## Problem requirements
Can you output the material exactly as written, minus any pictures it holds?

### Given data ###

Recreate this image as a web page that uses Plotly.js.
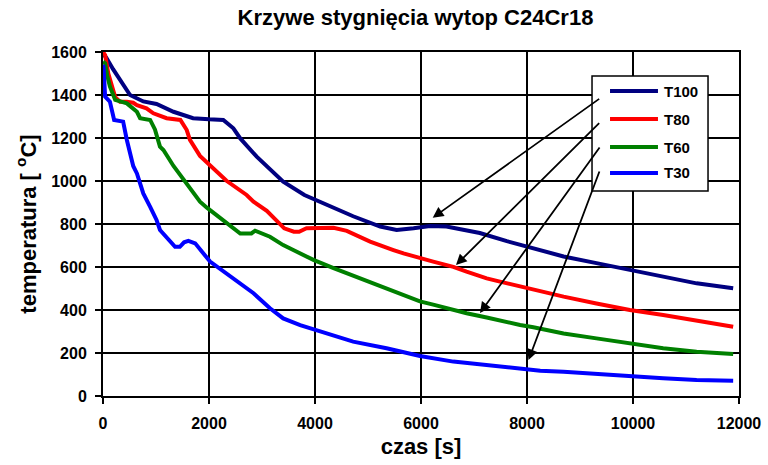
<!DOCTYPE html>
<html>
<head>
<meta charset="utf-8">
<script src="https://cdn.plot.ly/plotly-3.0.1.min.js"></script>
<style>html,body{margin:0;padding:0;background:#fff;}#chart{width:768px;height:465px;}</style>
</head>
<body>
<div id="chart"></div>
<script>
// ---- data ----
const seriesNames = ['T100', 'T80', 'T60', 'T30'];
const seriesColors = ['#000080', '#FF0000', '#008000', '#0000FF'];

const t100X = [0, 60, 190, 380, 510, 760, 1010, 1330, 1700, 2000, 2270, 2460, 2590, 2900, 3400, 3800, 4350, 4720, 5230, 5540, 5860, 6170, 6480, 7110, 7620, 8120, 8690, 9310, 9940, 10570, 11200, 11890];
const t100Y = [1590, 1575, 1520, 1450, 1400, 1370, 1358, 1322, 1292, 1287, 1284, 1245, 1198, 1113, 997, 935, 877, 836, 788, 772, 780, 791, 788, 758, 720, 688, 649, 618, 586, 555, 524, 501];

const t80X = [0, 40, 100, 230, 320, 450, 570, 640, 820, 950, 1200, 1460, 1580, 1640, 1830, 2330, 2710, 2840, 3090, 3340, 3420, 3600, 3700, 3840, 3970, 4350, 4600, 4850, 5040, 5480, 5670, 6230, 6610, 6860, 7240, 7490, 8120, 8690, 9310, 9940, 10570, 11200, 11890];
const t80Y = [1600, 1586, 1500, 1390, 1369, 1369, 1364, 1353, 1338, 1315, 1292, 1284, 1237, 1191, 1117, 1001, 935, 904, 861, 795, 780, 764, 764, 780, 780, 782, 768, 741, 718, 679, 663, 625, 601, 578, 547, 532, 493, 462, 430, 400, 377, 353, 322];

const t60X = [0, 40, 80, 130, 230, 450, 640, 700, 890, 980, 1075, 1140, 1330, 1580, 1830, 1960, 2330, 2590, 2800, 2870, 3150, 3400, 3590, 3720, 3970, 4350, 4720, 5000, 5350, 5600, 5980, 6230, 6610, 6860, 7240, 7490, 7870, 8120, 8690, 9310, 9940, 10570, 11200, 11890];
const t60Y = [1555, 1547, 1490, 1440, 1377, 1361, 1322, 1292, 1284, 1240, 1160, 1144, 1070, 989, 904, 876, 803, 756, 756, 769, 741, 702, 679, 663, 633, 595, 560, 532, 497, 478, 440, 425, 398, 385, 365, 350, 330, 320, 291, 268, 245, 222, 206, 195];

const t30X = [0, 10, 40, 130, 210, 320, 380, 450, 570, 640, 760, 890, 1010, 1075, 1200, 1360, 1450, 1530, 1610, 1740, 2020, 2460, 2840, 3150, 3400, 3720, 4100, 4280, 4720, 5350, 5980, 6610, 7240, 7870, 8250, 8690, 9310, 9940, 10570, 11200, 11890];
const t30Y = [1540, 1532, 1392, 1369, 1284, 1276, 1276, 1191, 1070, 1035, 942, 880, 819, 772, 735, 694, 694, 715, 722, 710, 625, 547, 478, 408, 361, 330, 299, 284, 253, 222, 186, 160, 144, 129, 118, 113, 102, 93, 82, 74, 71];

const xTickVals = [0, 2000, 4000, 6000, 8000, 10000, 12000];
const yTickVals = [0, 200, 400, 600, 800, 1000, 1200, 1400, 1600];

// arrows: head points (on curves) and tails (at legend)
const arrowHeadX = [6221, 6660, 7113, 8028];
const arrowHeadY = [829, 609, 386, 167];
const arrowTailX = [9390, 9390, 9390, 9377];
const arrowTailY = [1387, 1276, 1163, 1051];

// ---- build ----
const FONT = 'Liberation Sans, Arial, Helvetica, sans-serif';
const xs = [t100X, t80X, t60X, t30X];
const ys = [t100Y, t80Y, t60Y, t30Y];

const traces = seriesNames.map((n, i) => ({
  type: 'scatter', mode: 'lines', name: n,
  x: xs[i], y: ys[i],
  line: {color: seriesColors[i], width: 4},
  showlegend: false
}));

// manual legend geometry (paper coords)
const legBox = {x0: 0.7689, x1: 0.9513, y0: 0.5959, y1: 0.9302};
const legLineX = [0.7972, 0.8726];
const legTextX = 0.8789;
const legRowY = [0.8866, 0.8052, 0.7238, 0.6483];

const shapes = [{
  type: 'rect', xref: 'paper', yref: 'paper',
  x0: legBox.x0, x1: legBox.x1, y0: legBox.y0, y1: legBox.y1,
  fillcolor: '#ffffff', line: {color: '#000000', width: 1.5}, layer: 'above'
}];
seriesNames.forEach((n, i) => {
  shapes.push({
    type: 'line', xref: 'paper', yref: 'paper',
    x0: legLineX[0], x1: legLineX[1], y0: legRowY[i], y1: legRowY[i],
    line: {color: seriesColors[i], width: 4}, layer: 'above'
  });
});

const annotations = [];
seriesNames.forEach((n, i) => {
  annotations.push({
    xref: 'paper', yref: 'paper', x: legTextX, y: legRowY[i],
    xanchor: 'left', yanchor: 'middle', showarrow: false,
    text: n, font: {family: FONT, size: 15, color: '#000', weight: 700}
  });
});
arrowHeadX.forEach((hx, i) => {
  annotations.push({
    xref: 'x', yref: 'y', x: hx, y: arrowHeadY[i],
    axref: 'x', ayref: 'y', ax: arrowTailX[i], ay: arrowTailY[i],
    text: '', showarrow: true, arrowhead: 2, arrowsize: 1.2, arrowwidth: 1.8,
    arrowcolor: '#000000', standoff: 0, startstandoff: 0
  });
});

const layout = {
  width: 768, height: 465,
  margin: {l: 103, r: 29, t: 52, b: 69, pad: 0},
  paper_bgcolor: '#ffffff', plot_bgcolor: '#ffffff',
  font: {family: FONT, color: '#000000'},
  title: {
    text: 'Krzywe stygnięcia wytop C24Cr18',
    font: {family: FONT, size: 22, weight: 700, color: '#000'},
    xref: 'container', yref: 'container',
    x: 415.5 / 768, xanchor: 'center', y: 1 - 17 / 465, yanchor: 'middle'
  },
  xaxis: {
    range: [0, 12000], tickvals: xTickVals, ticktext: xTickVals.map(String),
    showgrid: true, gridcolor: '#000000', gridwidth: 1.5,
    showline: true, linecolor: '#000000', linewidth: 2, mirror: true,
    zeroline: false, ticks: 'outside', ticklen: 6, tickwidth: 2, tickcolor: '#000',
    ticklabelstandoff: 6,
    tickfont: {family: FONT, size: 16, weight: 700, color: '#000'},
    title: {text: 'czas [s]', standoff: 7, font: {family: FONT, size: 22, weight: 700, color: '#000'}},
    fixedrange: true
  },
  yaxis: {
    range: [0, 1600], tickvals: yTickVals, ticktext: yTickVals.map(String),
    showgrid: true, gridcolor: '#000000', gridwidth: 1.5,
    showline: true, linecolor: '#000000', linewidth: 2, mirror: true,
    zeroline: false, ticks: 'outside', ticklen: 6, tickwidth: 2, tickcolor: '#000',
    ticklabelstandoff: 5,
    tickfont: {family: FONT, size: 16, weight: 700, color: '#000'},
    title: {text: 'temperatura [ <sup>o</sup>C]', standoff: 9, font: {family: FONT, size: 22, weight: 700, color: '#000'}},
    fixedrange: true
  },
  shapes: shapes,
  annotations: annotations,
  showlegend: false
};

Plotly.newPlot('chart', traces, layout, {displayModeBar: false, staticPlot: true});
</script>
</body>
</html>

###

## Output for this exercise
Recreate this image as a web page that uses Plotly.js.
<!DOCTYPE html>
<html>
<head>
<meta charset="utf-8">
<script src="https://cdn.plot.ly/plotly-3.0.1.min.js"></script>
<style>html,body{margin:0;padding:0;background:#fff;}#chart{width:768px;height:465px;}</style>
</head>
<body>
<div id="chart"></div>
<script>
// ---- data ----
const seriesNames = ['T100', 'T80', 'T60', 'T30'];
const seriesColors = ['#000080', '#FF0000', '#008000', '#0000FF'];

const t100X = [0, 60, 190, 380, 510, 760, 1010, 1330, 1700, 2000, 2270, 2460, 2590, 2900, 3400, 3800, 4350, 4720, 5230, 5540, 5860, 6170, 6480, 7110, 7620, 8120, 8690, 9310, 9940, 10570, 11200, 11890];
const t100Y = [1590, 1575, 1520, 1450, 1400, 1370, 1358, 1322, 1292, 1287, 1284, 1245, 1198, 1113, 997, 935, 877, 836, 788, 772, 780, 791, 788, 758, 720, 688, 649, 618, 586, 555, 524, 501];

const t80X = [0, 40, 100, 230, 320, 450, 570, 640, 820, 950, 1200, 1460, 1580, 1640, 1830, 2330, 2710, 2840, 3090, 3340, 3420, 3600, 3700, 3840, 3970, 4350, 4600, 4850, 5040, 5480, 5670, 6230, 6610, 6860, 7240, 7490, 8120, 8690, 9310, 9940, 10570, 11200, 11890];
const t80Y = [1600, 1586, 1500, 1390, 1369, 1369, 1364, 1353, 1338, 1315, 1292, 1284, 1237, 1191, 1117, 1001, 935, 904, 861, 795, 780, 764, 764, 780, 780, 782, 768, 741, 718, 679, 663, 625, 601, 578, 547, 532, 493, 462, 430, 400, 377, 353, 322];

const t60X = [0, 40, 80, 130, 230, 450, 640, 700, 890, 980, 1075, 1140, 1330, 1580, 1830, 1960, 2330, 2590, 2800, 2870, 3150, 3400, 3590, 3720, 3970, 4350, 4720, 5000, 5350, 5600, 5980, 6230, 6610, 6860, 7240, 7490, 7870, 8120, 8690, 9310, 9940, 10570, 11200, 11890];
const t60Y = [1555, 1547, 1490, 1440, 1377, 1361, 1322, 1292, 1284, 1240, 1160, 1144, 1070, 989, 904, 876, 803, 756, 756, 769, 741, 702, 679, 663, 633, 595, 560, 532, 497, 478, 440, 425, 398, 385, 365, 350, 330, 320, 291, 268, 245, 222, 206, 195];

const t30X = [0, 10, 40, 130, 210, 320, 380, 450, 570, 640, 760, 890, 1010, 1075, 1200, 1360, 1450, 1530, 1610, 1740, 2020, 2460, 2840, 3150, 3400, 3720, 4100, 4280, 4720, 5350, 5980, 6610, 7240, 7870, 8250, 8690, 9310, 9940, 10570, 11200, 11890];
const t30Y = [1540, 1532, 1392, 1369, 1284, 1276, 1276, 1191, 1070, 1035, 942, 880, 819, 772, 735, 694, 694, 715, 722, 710, 625, 547, 478, 408, 361, 330, 299, 284, 253, 222, 186, 160, 144, 129, 118, 113, 102, 93, 82, 74, 71];

const xTickVals = [0, 2000, 4000, 6000, 8000, 10000, 12000];
const yTickVals = [0, 200, 400, 600, 800, 1000, 1200, 1400, 1600];

// arrows: head points (on curves) and tails (at legend)
const arrowHeadX = [6221, 6660, 7113, 8028];
const arrowHeadY = [829, 609, 386, 167];
const arrowTailX = [9390, 9390, 9390, 9377];
const arrowTailY = [1387, 1276, 1163, 1051];

// ---- build ----
const FONT = 'Liberation Sans, Arial, Helvetica, sans-serif';
const xs = [t100X, t80X, t60X, t30X];
const ys = [t100Y, t80Y, t60Y, t30Y];

const traces = seriesNames.map((n, i) => ({
  type: 'scatter', mode: 'lines', name: n,
  x: xs[i], y: ys[i],
  line: {color: seriesColors[i], width: 4},
  showlegend: false
}));

// manual legend geometry (paper coords)
const legBox = {x0: 0.7689, x1: 0.9513, y0: 0.5959, y1: 0.9302};
const legLineX = [0.7972, 0.8726];
const legTextX = 0.8789;
const legRowY = [0.8866, 0.8052, 0.7238, 0.6483];

const shapes = [{
  type: 'rect', xref: 'paper', yref: 'paper',
  x0: legBox.x0, x1: legBox.x1, y0: legBox.y0, y1: legBox.y1,
  fillcolor: '#ffffff', line: {color: '#000000', width: 1.5}, layer: 'above'
}];
seriesNames.forEach((n, i) => {
  shapes.push({
    type: 'line', xref: 'paper', yref: 'paper',
    x0: legLineX[0], x1: legLineX[1], y0: legRowY[i], y1: legRowY[i],
    line: {color: seriesColors[i], width: 4}, layer: 'above'
  });
});

const annotations = [];
seriesNames.forEach((n, i) => {
  annotations.push({
    xref: 'paper', yref: 'paper', x: legTextX, y: legRowY[i],
    xanchor: 'left', yanchor: 'middle', showarrow: false,
    text: n, font: {family: FONT, size: 15, color: '#000', weight: 700}
  });
});
arrowHeadX.forEach((hx, i) => {
  annotations.push({
    xref: 'x', yref: 'y', x: hx, y: arrowHeadY[i],
    axref: 'x', ayref: 'y', ax: arrowTailX[i], ay: arrowTailY[i],
    text: '', showarrow: true, arrowhead: 2, arrowsize: 1.2, arrowwidth: 1.8,
    arrowcolor: '#000000', standoff: 0, startstandoff: 0
  });
});

const layout = {
  width: 768, height: 465,
  margin: {l: 103, r: 29, t: 52, b: 69, pad: 0},
  paper_bgcolor: '#ffffff', plot_bgcolor: '#ffffff',
  font: {family: FONT, color: '#000000'},
  title: {
    text: 'Krzywe stygnięcia wytop C24Cr18',
    font: {family: FONT, size: 22, weight: 700, color: '#000'},
    xref: 'container', yref: 'container',
    x: 415.5 / 768, xanchor: 'center', y: 1 - 17 / 465, yanchor: 'middle'
  },
  xaxis: {
    range: [0, 12000], tickvals: xTickVals, ticktext: xTickVals.map(String),
    showgrid: true, gridcolor: '#000000', gridwidth: 1.5,
    showline: true, linecolor: '#000000', linewidth: 2, mirror: true,
    zeroline: false, ticks: 'outside', ticklen: 6, tickwidth: 2, tickcolor: '#000',
    ticklabelstandoff: 6,
    tickfont: {family: FONT, size: 16, weight: 700, color: '#000'},
    title: {text: 'czas [s]', standoff: 7, font: {family: FONT, size: 22, weight: 700, color: '#000'}},
    fixedrange: true
  },
  yaxis: {
    range: [0, 1600], tickvals: yTickVals, ticktext: yTickVals.map(String),
    showgrid: true, gridcolor: '#000000', gridwidth: 1.5,
    showline: true, linecolor: '#000000', linewidth: 2, mirror: true,
    zeroline: false, ticks: 'outside', ticklen: 6, tickwidth: 2, tickcolor: '#000',
    ticklabelstandoff: 5,
    tickfont: {family: FONT, size: 16, weight: 700, color: '#000'},
    title: {text: 'temperatura [ <sup>o</sup>C]', standoff: 9, font: {family: FONT, size: 22, weight: 700, color: '#000'}},
    fixedrange: true
  },
  shapes: shapes,
  annotations: annotations,
  showlegend: false
};

Plotly.newPlot('chart', traces, layout, {displayModeBar: false, staticPlot: true});
</script>
</body>
</html>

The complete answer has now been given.